• GIVEN PROBLEM:
Only the lines from the one with "Rebuild this chart" through the one with "fc_y = [0, -0.04, -0.02, -0.27, -0.44, -0.57, -0.57]", inclusive, should be echoed exactly; pictures are left out.

• EXERCISE MATERIALS:

....

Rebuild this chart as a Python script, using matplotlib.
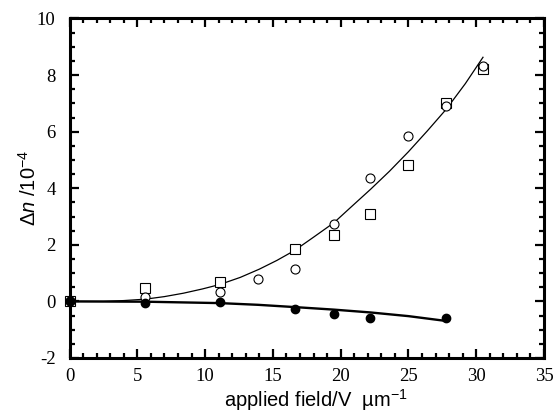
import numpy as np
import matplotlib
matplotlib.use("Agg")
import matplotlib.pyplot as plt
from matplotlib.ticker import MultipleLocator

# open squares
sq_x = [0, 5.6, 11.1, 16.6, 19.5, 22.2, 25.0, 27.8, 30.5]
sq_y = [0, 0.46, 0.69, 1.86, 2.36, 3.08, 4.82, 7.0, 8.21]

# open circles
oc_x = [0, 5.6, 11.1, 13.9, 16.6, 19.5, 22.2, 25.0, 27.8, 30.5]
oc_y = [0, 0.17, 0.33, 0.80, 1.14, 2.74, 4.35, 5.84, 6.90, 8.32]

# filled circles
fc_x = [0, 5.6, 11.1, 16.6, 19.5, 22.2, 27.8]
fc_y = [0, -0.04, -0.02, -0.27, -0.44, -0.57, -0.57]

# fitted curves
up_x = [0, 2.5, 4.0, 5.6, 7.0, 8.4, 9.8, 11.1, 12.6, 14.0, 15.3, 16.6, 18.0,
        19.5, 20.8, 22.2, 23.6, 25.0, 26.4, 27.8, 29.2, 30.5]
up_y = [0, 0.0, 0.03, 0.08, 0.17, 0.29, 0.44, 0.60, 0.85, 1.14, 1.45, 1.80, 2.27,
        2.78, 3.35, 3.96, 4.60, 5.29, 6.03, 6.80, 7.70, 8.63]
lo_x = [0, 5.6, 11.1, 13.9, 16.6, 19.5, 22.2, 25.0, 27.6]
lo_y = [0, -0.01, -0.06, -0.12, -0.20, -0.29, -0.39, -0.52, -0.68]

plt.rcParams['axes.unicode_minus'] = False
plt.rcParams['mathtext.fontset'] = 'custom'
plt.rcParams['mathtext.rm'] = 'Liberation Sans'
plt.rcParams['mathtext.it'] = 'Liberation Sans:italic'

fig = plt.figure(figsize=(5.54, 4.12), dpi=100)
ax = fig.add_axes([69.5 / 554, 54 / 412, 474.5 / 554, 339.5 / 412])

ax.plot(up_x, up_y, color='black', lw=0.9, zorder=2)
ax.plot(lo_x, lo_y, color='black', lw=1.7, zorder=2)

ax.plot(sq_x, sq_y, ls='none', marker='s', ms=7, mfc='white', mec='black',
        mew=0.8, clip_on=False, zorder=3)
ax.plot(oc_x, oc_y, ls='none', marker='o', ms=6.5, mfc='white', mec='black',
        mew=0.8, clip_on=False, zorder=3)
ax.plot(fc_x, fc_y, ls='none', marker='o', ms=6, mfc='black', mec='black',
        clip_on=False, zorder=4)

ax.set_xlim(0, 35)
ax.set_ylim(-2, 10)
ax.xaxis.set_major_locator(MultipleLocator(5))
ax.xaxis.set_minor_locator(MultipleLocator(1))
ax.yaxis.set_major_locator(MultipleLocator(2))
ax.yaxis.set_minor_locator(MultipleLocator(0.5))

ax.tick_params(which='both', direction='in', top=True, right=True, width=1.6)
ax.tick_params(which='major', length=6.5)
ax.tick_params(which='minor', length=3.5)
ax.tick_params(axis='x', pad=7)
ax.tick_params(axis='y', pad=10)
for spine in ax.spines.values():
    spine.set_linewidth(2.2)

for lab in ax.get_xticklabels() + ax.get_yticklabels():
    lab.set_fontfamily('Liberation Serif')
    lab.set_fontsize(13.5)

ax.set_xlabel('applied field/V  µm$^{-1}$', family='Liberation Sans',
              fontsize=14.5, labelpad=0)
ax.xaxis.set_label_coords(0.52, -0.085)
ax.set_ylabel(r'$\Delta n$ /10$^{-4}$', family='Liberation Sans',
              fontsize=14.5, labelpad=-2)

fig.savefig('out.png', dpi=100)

....

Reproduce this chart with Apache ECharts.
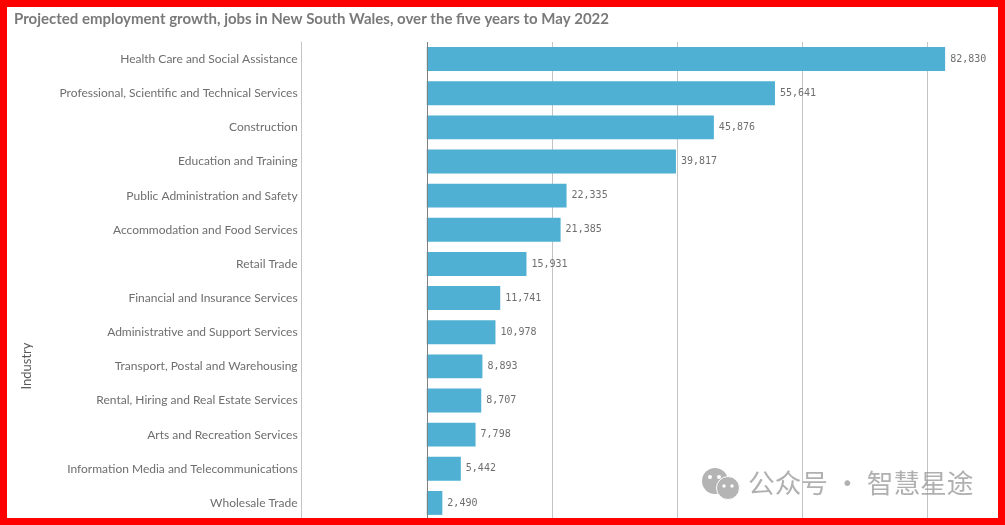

....

• EXERCISE RESPONSE:
Rebuild this chart as a Python script, using matplotlib.
import numpy as np
import matplotlib
matplotlib.use("Agg")
import matplotlib.pyplot as plt
from matplotlib.ticker import MultipleLocator

# open squares
sq_x = [0, 5.6, 11.1, 16.6, 19.5, 22.2, 25.0, 27.8, 30.5]
sq_y = [0, 0.46, 0.69, 1.86, 2.36, 3.08, 4.82, 7.0, 8.21]

# open circles
oc_x = [0, 5.6, 11.1, 13.9, 16.6, 19.5, 22.2, 25.0, 27.8, 30.5]
oc_y = [0, 0.17, 0.33, 0.80, 1.14, 2.74, 4.35, 5.84, 6.90, 8.32]

# filled circles
fc_x = [0, 5.6, 11.1, 16.6, 19.5, 22.2, 27.8]
fc_y = [0, -0.04, -0.02, -0.27, -0.44, -0.57, -0.57]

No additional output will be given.